Dubai: Saudi Arabia has included a disclosure on credit risk retention requirements, part of the US Dodd-Frank Act, in the prospectus of a debut dollar sukuk which it is expected to issue this week and could total $10 billion.
The disclosure to comply with the act, which the US Congress introduced after the financial crisis to reduce risk-taking, has not been made for other sovereign sukuk issues.
The US retention rule was set to align the interests of issuers of asset backed securities (ABS) with those of ABS investors by asking the sponsor of an ABS securitisation to have "skin in the game" by retaining 5 per cent of the credit risk associated with the securities it is issuing.
In its sukuk prospectus, Saudi Arabia says that it does not consider its planned sukuk a securitisation, but that the issuance "may be captured, as a technical matter, by the language of the US risk retention rules".
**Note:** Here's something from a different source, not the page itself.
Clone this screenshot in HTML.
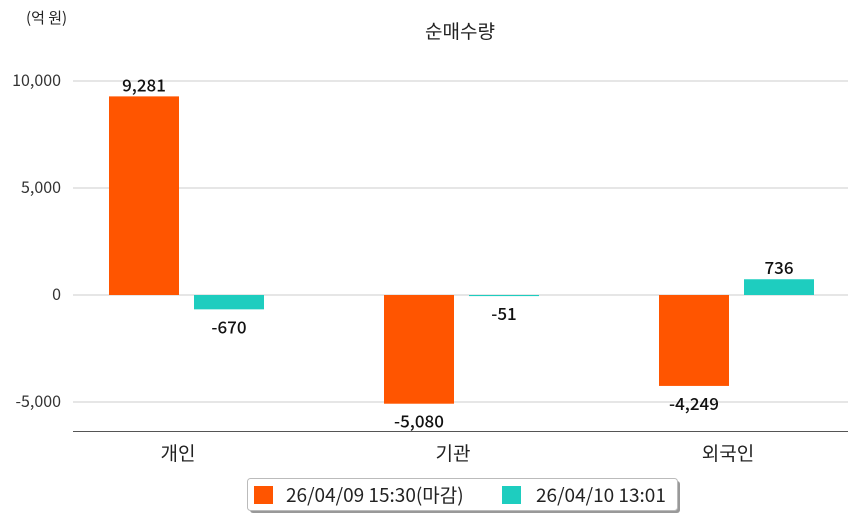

Sukuk are generally considered to be asset-based, rather than asset-backed, but in order to comply with the rules, it will purchase at least 5 per cent of the aggregate principal amount of each tranche it issues, the Saudi prospectus shows.
Saudi Arabia's ministry of finance declined to comment.
The kingdom's decision to comply, should the rules apply, has rung some alarm bells. "People are now worried that Dodd Frank risk retention could apply to sukuk in general," a capital markets legal expert of a Dubai-based firm told Reuters.
Legal firm White & Case, which worked as legal adviser for the banks arranging the debut sukuk, said in a publication on April 7 that "the majority of sukuk in the international markets are asset-based, making them dependent on the creditworthiness of the sponsor".
Since last December, US credit risk retention rules have become effective for all types of asset-backed securities generally defined as securities collateralised by any type of self-liquidating financial asset.
Such a definition could "cover many asset-based sukuk that are not traditionally thought of as ‘asset-backed’ or a securitisation," White & Case noted, with reference to certain kinds of sukuk structures such as the murabaha one which is partly being used by Saudi Arabia.
Given the breadth of the US risk retention rules, their potential impact must be considered when structuring international sukuk transactions, the law firm said.
Saudi Arabia began meeting investors on Sunday ahead of the deal, the second debt sale by the kingdom, which made its debut in the international debt markets last year with a record $17.5 billion bond, the largest sold in emerging markets.